La manutenzione non è un atto tecnico: è un gesto politico. Significa prendersi cura di ciò che appartiene a tutti
di Marcello Bardi
La mancata gestione trasforma un bene comune in un rischio collettivo. È un concetto semplice, quasi banale, ma che a Vibo Valentia sembra non trovare applicazione concreta. La città vive una condizione di stallo nella cura delle sue opere pubbliche, dei suoi spazi verdi, dei luoghi che dovrebbero rappresentare non solo il decoro urbano, ma anche la qualità della vita dei cittadini. E ciò che era stato annunciato come simbolo di rinascita si trasforma lentamente in un monumento all’incuria: l’erba cresce, la vernice scolorisce, le strutture si rovinano. È il paradosso vibonese della gestione pubblica: si spende per rifare, ma non per mantenere.
È accaduto — e accade ancora — con i parchi e i giardini pubblici. Alcuni di essi sono stati oggetto, negli ultimi anni, di interventi di restyling anche costosi, ma basta fare un giro oggi per capire come quelle opere siano state lasciate a se stesse. Una scena che si ripete in più punti della città e che racconta un fallimento non tanto economico, quanto culturale: si spende per rifare, ma non per mantenere.

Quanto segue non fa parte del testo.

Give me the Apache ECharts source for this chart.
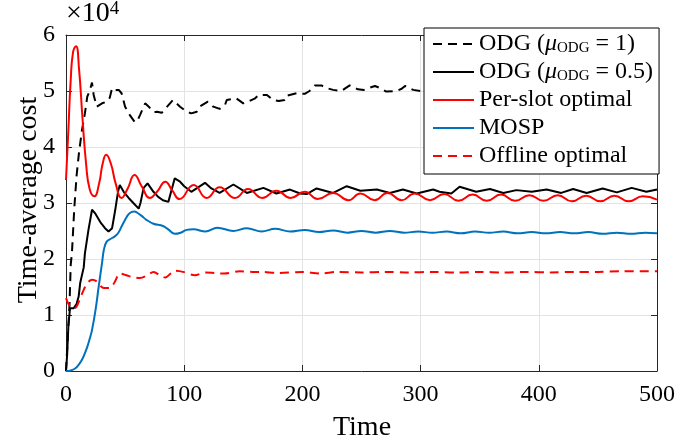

Ogni spazio pubblico lasciato senza cura non è solo un problema estetico. È un rischio collettivo. Strutture non manutenute diventano pericolose e il degrado alimenta la sensazione di abbandono.
E c’è anche un danno economico: soldi pubblici spesi per progetti che non reggono nel tempo, risorse sottratte ad altre priorità. In pratica, un ciclo infinito di sprechi a causa della mancanza di una programmazione nella manutenzione delle opere pubbliche che è diventata una regola non scritta.
Non esistono piani di gestione, non c’è una regia che si occupi della manutenzione ordinaria. E così, nel giro di pochi mesi, ciò che era stato restaurato con orgoglio si degrada, generando rabbia e sfiducia tra i cittadini.
Perché è un degrado che non nasce dall’inciviltà dei cittadini, ma da una responsabilità più profonda: l’assenza totale di una strategia di manutenzione. Si apre, si inaugura, e poi si lascia tutto al caso. Il risultato?
Quando un parco, una piazza o una strada non vengono curati, non diventano solo brutti da vedere: tornano inutilizzabili, diventano insicuri. E questo vale per i giochi per ii bambini come per i marciapiedi dissestati, per i giardini come per le scuole.
E, se la mancata gestione trasforma un bene comune in un rischio collettivo, in una città che già fa fatica a offrire spazi di socialità e di vivibilità, questo rischio pesa doppio.



Spesso si giustifica il tutto con la mancanza di soldi. Ma la verità è che manca un metodo. Manca una pianificazione, un calendario di manutenzione, una visione di lungo periodo.
In altre città, anche con risorse limitate, esistono piani di gestione dei beni pubblici: chi fa cosa, quando e con quali strumenti. A Vibo Valentia, invece, tutto sembra affidato all’improvvisazione. Si interviene solo quando il danno è ormai visibile e il degrado irreversibile.
La manutenzione non è un atto tecnico: è un gesto politico. Significa prendersi cura di ciò che appartiene a tutti. È facile inaugurare un’opera; molto più difficile è garantirle vita nel tempo.
Ma è da qui che passa la credibilità di un’amministrazione. Non dai comunicati stampa o dai rendering, ma dallo stato reale dei luoghi in cui vivono i cittadini.
La manutenzione non dà visibilità, non porta voti, non finisce nelle foto ufficiali. Eppure è l’unico modo per far vivere nel tempo ciò che si realizza.
Servirebbe un piano serio di gestione dei beni comuni, un monitoraggio costante, una cabina di regia che non lasci le opere pubbliche in balia del caso. Servirebbe soprattutto una visione politica diversa: quella che mette la “cura” davanti alla “vetrina”.
Vibo Valentia ha bisogno innanzitutto di manutenzione, di attenzione, di rispetto per ciò che già c’è, di coltivare la normalità della cura.
Perché la vera misura di una città non sta in quanti cantieri si aprono, ma in quanti spazi restano vivi, sicuri e accessibili nel tempo. E oggi, purtroppo, la città sembra aver smarrito questa misura.
Oggi, purtroppo, troppi luoghi della nostra città raccontano una verità amara: il bene comune, se dimenticato, diventa un monumento allo spreco.